Given data —
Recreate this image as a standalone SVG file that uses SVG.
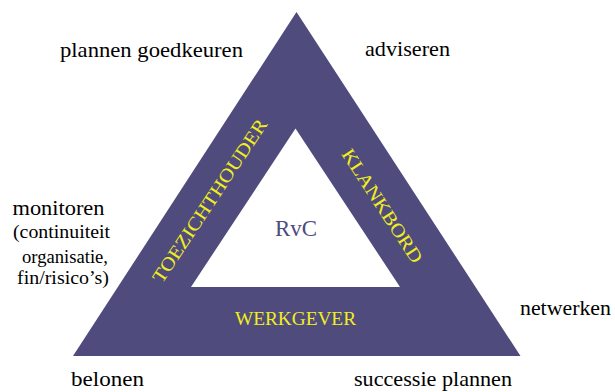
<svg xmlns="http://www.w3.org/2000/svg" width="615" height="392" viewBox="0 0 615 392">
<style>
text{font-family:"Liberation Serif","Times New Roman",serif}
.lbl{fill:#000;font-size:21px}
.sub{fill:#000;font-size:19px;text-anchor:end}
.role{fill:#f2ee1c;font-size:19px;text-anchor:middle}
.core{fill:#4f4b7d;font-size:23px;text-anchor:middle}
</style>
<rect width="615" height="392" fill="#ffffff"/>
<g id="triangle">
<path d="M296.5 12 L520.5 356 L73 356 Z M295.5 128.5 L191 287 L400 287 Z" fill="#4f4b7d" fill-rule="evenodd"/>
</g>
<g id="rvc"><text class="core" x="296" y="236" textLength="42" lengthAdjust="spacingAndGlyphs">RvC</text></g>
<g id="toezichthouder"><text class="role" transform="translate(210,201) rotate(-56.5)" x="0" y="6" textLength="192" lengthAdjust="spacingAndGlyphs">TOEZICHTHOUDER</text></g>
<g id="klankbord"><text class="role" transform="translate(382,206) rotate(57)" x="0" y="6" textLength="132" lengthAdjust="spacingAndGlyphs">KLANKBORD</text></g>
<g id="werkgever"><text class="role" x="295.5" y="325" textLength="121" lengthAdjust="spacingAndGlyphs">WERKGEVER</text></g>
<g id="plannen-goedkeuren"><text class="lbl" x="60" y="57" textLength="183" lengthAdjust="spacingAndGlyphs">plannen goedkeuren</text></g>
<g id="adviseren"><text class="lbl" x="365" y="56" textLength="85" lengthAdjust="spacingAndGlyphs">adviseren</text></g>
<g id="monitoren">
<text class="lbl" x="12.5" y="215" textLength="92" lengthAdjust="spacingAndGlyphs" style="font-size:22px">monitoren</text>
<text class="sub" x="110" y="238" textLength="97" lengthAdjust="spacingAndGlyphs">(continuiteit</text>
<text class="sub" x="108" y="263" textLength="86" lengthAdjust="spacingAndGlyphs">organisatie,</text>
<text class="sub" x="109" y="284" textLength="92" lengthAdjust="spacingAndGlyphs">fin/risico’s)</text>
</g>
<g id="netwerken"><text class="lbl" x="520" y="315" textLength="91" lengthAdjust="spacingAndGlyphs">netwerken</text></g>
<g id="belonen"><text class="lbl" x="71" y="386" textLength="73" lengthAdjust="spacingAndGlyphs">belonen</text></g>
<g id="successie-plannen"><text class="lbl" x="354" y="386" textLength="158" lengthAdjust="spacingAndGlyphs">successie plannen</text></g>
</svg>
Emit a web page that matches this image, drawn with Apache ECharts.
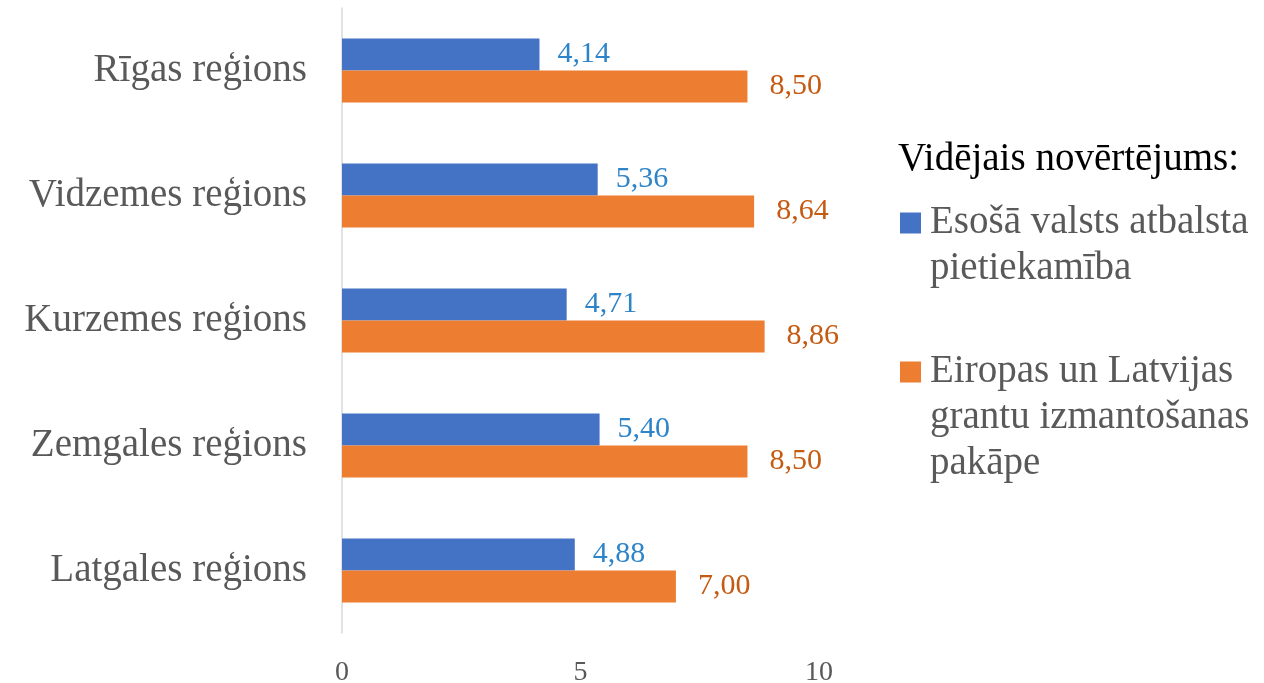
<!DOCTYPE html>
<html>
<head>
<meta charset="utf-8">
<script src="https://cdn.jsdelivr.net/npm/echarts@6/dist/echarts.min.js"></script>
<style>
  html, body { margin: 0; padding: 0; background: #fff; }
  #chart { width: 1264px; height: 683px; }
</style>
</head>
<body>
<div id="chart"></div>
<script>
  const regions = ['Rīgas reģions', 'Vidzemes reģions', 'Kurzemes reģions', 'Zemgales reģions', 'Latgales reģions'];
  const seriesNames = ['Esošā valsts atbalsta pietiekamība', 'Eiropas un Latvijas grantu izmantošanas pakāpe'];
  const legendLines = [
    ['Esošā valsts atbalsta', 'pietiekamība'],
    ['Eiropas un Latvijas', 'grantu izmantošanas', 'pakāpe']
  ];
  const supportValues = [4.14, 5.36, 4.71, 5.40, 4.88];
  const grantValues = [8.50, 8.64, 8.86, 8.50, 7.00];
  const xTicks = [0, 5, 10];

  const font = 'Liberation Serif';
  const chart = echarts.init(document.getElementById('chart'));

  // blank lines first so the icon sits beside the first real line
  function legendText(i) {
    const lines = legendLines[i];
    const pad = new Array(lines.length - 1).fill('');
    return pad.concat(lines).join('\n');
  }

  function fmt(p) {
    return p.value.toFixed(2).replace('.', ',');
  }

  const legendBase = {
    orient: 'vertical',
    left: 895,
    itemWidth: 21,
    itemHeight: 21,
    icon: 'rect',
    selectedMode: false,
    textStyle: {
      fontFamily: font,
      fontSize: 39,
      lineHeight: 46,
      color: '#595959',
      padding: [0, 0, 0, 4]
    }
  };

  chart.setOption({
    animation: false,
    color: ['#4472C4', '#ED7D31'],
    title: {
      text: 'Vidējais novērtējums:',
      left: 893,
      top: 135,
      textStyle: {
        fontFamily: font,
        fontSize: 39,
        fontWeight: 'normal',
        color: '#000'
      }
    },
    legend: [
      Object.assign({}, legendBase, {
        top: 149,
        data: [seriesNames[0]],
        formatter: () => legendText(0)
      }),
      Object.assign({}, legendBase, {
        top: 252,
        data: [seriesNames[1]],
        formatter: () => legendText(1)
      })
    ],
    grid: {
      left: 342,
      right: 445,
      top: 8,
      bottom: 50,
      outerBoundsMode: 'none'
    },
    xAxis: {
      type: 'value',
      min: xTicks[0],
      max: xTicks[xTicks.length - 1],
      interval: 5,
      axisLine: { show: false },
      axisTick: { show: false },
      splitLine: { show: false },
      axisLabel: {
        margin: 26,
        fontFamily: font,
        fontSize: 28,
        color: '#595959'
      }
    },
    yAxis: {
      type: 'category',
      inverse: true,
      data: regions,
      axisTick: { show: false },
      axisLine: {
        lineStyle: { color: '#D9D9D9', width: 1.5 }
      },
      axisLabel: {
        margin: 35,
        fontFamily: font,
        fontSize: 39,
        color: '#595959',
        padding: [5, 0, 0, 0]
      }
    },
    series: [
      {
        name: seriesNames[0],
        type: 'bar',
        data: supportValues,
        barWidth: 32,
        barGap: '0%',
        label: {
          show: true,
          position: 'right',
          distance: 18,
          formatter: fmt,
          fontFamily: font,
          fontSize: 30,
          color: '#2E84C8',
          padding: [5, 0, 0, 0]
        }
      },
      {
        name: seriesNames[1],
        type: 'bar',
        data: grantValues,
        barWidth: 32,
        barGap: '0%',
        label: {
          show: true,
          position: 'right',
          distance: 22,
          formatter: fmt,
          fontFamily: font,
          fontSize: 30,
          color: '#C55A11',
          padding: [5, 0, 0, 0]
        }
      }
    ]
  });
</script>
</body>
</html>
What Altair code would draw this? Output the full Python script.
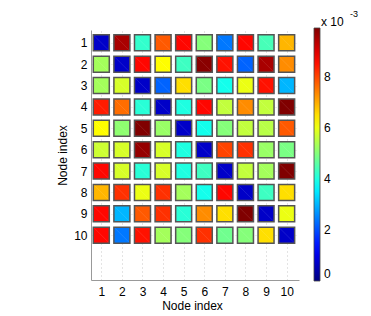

Stated exercise — Give an exact copy of the material, leaving out every picture.

The reply —
Recreate this image as a standalone SVG file that uses SVG.
<svg xmlns="http://www.w3.org/2000/svg" width="615" height="392" viewBox="0 0 615 392">
<style>
text{font-family:"Liberation Serif","Times New Roman",serif}
.lbl{fill:#000;font-size:21px}
.sub{fill:#000;font-size:19px;text-anchor:end}
.role{fill:#f2ee1c;font-size:19px;text-anchor:middle}
.core{fill:#4f4b7d;font-size:23px;text-anchor:middle}
</style>
<rect width="615" height="392" fill="#ffffff"/>
<g id="triangle">
<path d="M296.5 12 L520.5 356 L73 356 Z M295.5 128.5 L191 287 L400 287 Z" fill="#4f4b7d" fill-rule="evenodd"/>
</g>
<g id="rvc"><text class="core" x="296" y="236" textLength="42" lengthAdjust="spacingAndGlyphs">RvC</text></g>
<g id="toezichthouder"><text class="role" transform="translate(210,201) rotate(-56.5)" x="0" y="6" textLength="192" lengthAdjust="spacingAndGlyphs">TOEZICHTHOUDER</text></g>
<g id="klankbord"><text class="role" transform="translate(382,206) rotate(57)" x="0" y="6" textLength="132" lengthAdjust="spacingAndGlyphs">KLANKBORD</text></g>
<g id="werkgever"><text class="role" x="295.5" y="325" textLength="121" lengthAdjust="spacingAndGlyphs">WERKGEVER</text></g>
<g id="plannen-goedkeuren"><text class="lbl" x="60" y="57" textLength="183" lengthAdjust="spacingAndGlyphs">plannen goedkeuren</text></g>
<g id="adviseren"><text class="lbl" x="365" y="56" textLength="85" lengthAdjust="spacingAndGlyphs">adviseren</text></g>
<g id="monitoren">
<text class="lbl" x="12.5" y="215" textLength="92" lengthAdjust="spacingAndGlyphs" style="font-size:22px">monitoren</text>
<text class="sub" x="110" y="238" textLength="97" lengthAdjust="spacingAndGlyphs">(continuiteit</text>
<text class="sub" x="108" y="263" textLength="86" lengthAdjust="spacingAndGlyphs">organisatie,</text>
<text class="sub" x="109" y="284" textLength="92" lengthAdjust="spacingAndGlyphs">fin/risico’s)</text>
</g>
<g id="netwerken"><text class="lbl" x="520" y="315" textLength="91" lengthAdjust="spacingAndGlyphs">netwerken</text></g>
<g id="belonen"><text class="lbl" x="71" y="386" textLength="73" lengthAdjust="spacingAndGlyphs">belonen</text></g>
<g id="successie-plannen"><text class="lbl" x="354" y="386" textLength="158" lengthAdjust="spacingAndGlyphs">successie plannen</text></g>
</svg>
Emit a web page that matches this image, drawn with Apache ECharts.
<!DOCTYPE html>
<html>
<head>
<meta charset="utf-8">
<script src="https://cdn.jsdelivr.net/npm/echarts@6/dist/echarts.min.js"></script>
<style>
  html, body { margin: 0; padding: 0; background: #fff; }
  #chart { width: 1264px; height: 683px; }
</style>
</head>
<body>
<div id="chart"></div>
<script>
  const regions = ['Rīgas reģions', 'Vidzemes reģions', 'Kurzemes reģions', 'Zemgales reģions', 'Latgales reģions'];
  const seriesNames = ['Esošā valsts atbalsta pietiekamība', 'Eiropas un Latvijas grantu izmantošanas pakāpe'];
  const legendLines = [
    ['Esošā valsts atbalsta', 'pietiekamība'],
    ['Eiropas un Latvijas', 'grantu izmantošanas', 'pakāpe']
  ];
  const supportValues = [4.14, 5.36, 4.71, 5.40, 4.88];
  const grantValues = [8.50, 8.64, 8.86, 8.50, 7.00];
  const xTicks = [0, 5, 10];

  const font = 'Liberation Serif';
  const chart = echarts.init(document.getElementById('chart'));

  // blank lines first so the icon sits beside the first real line
  function legendText(i) {
    const lines = legendLines[i];
    const pad = new Array(lines.length - 1).fill('');
    return pad.concat(lines).join('\n');
  }

  function fmt(p) {
    return p.value.toFixed(2).replace('.', ',');
  }

  const legendBase = {
    orient: 'vertical',
    left: 895,
    itemWidth: 21,
    itemHeight: 21,
    icon: 'rect',
    selectedMode: false,
    textStyle: {
      fontFamily: font,
      fontSize: 39,
      lineHeight: 46,
      color: '#595959',
      padding: [0, 0, 0, 4]
    }
  };

  chart.setOption({
    animation: false,
    color: ['#4472C4', '#ED7D31'],
    title: {
      text: 'Vidējais novērtējums:',
      left: 893,
      top: 135,
      textStyle: {
        fontFamily: font,
        fontSize: 39,
        fontWeight: 'normal',
        color: '#000'
      }
    },
    legend: [
      Object.assign({}, legendBase, {
        top: 149,
        data: [seriesNames[0]],
        formatter: () => legendText(0)
      }),
      Object.assign({}, legendBase, {
        top: 252,
        data: [seriesNames[1]],
        formatter: () => legendText(1)
      })
    ],
    grid: {
      left: 342,
      right: 445,
      top: 8,
      bottom: 50,
      outerBoundsMode: 'none'
    },
    xAxis: {
      type: 'value',
      min: xTicks[0],
      max: xTicks[xTicks.length - 1],
      interval: 5,
      axisLine: { show: false },
      axisTick: { show: false },
      splitLine: { show: false },
      axisLabel: {
        margin: 26,
        fontFamily: font,
        fontSize: 28,
        color: '#595959'
      }
    },
    yAxis: {
      type: 'category',
      inverse: true,
      data: regions,
      axisTick: { show: false },
      axisLine: {
        lineStyle: { color: '#D9D9D9', width: 1.5 }
      },
      axisLabel: {
        margin: 35,
        fontFamily: font,
        fontSize: 39,
        color: '#595959',
        padding: [5, 0, 0, 0]
      }
    },
    series: [
      {
        name: seriesNames[0],
        type: 'bar',
        data: supportValues,
        barWidth: 32,
        barGap: '0%',
        label: {
          show: true,
          position: 'right',
          distance: 18,
          formatter: fmt,
          fontFamily: font,
          fontSize: 30,
          color: '#2E84C8',
          padding: [5, 0, 0, 0]
        }
      },
      {
        name: seriesNames[1],
        type: 'bar',
        data: grantValues,
        barWidth: 32,
        barGap: '0%',
        label: {
          show: true,
          position: 'right',
          distance: 22,
          formatter: fmt,
          fontFamily: font,
          fontSize: 30,
          color: '#C55A11',
          padding: [5, 0, 0, 0]
        }
      }
    ]
  });
</script>
</body>
</html>
What Altair code would draw this? Output the full Python script.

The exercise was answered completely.